In collaboration with R’damse Nieuwe, De Dépendance invited Dutch-American sociologist Saskia Sassen to Rotterdam for a lecture on the financialisation of our urban environment. Sassen is one of the world’s leading authorities on globalisation, immigration, and global cities. She researches the functioning of these cities, their global interdependence, and the ways in which flows of money, information, and people shape their development. In her new book Expulsions, Sassen maintains that the pathologies of current financial capitalism can no longer be fully understood in the usual terms of poverty and injustice, but should be comprehended as a type of expulsion – from professional livelihood, from living space, even from the biosphere that makes life possible.
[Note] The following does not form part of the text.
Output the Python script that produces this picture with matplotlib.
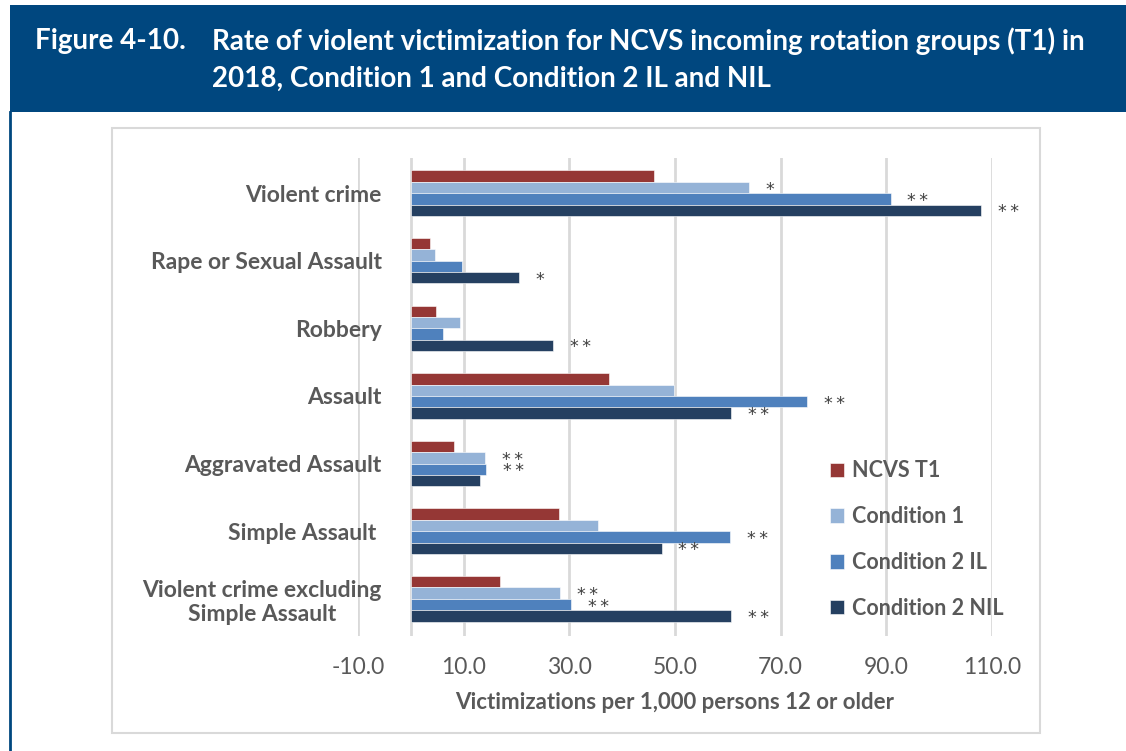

In her lecture she discusses how these global dynamics – and the logics of expulsion – will shape the future of our cities.
Participants
Saskia Sassen
Saskia Sassen is Robert S. Lynd Professor of Sociology and co-chair of the Committee on Global Thought at Columbia University. Her numerous books include Expulsions: Brutality and Complexity in the Global Economy (2014), A Sociology of Globalization (2006) and The Global City (1991/2001).
Geert Maarse
Geert Maarse is a journalist and programme-maker. Having worked for Erasmus University for over five years, he is specialized in connecting scientific research to public debate. He has a background in Business Administration and Cultural Studies. He is the founder and regular host of Studio Erasmus, a monthly science magazine broadcasted by OPEN Rotterdam. He worked on a documentary and published in a number of online and offline media (de Volkskrant, Vers Beton, Erasmus Magazine).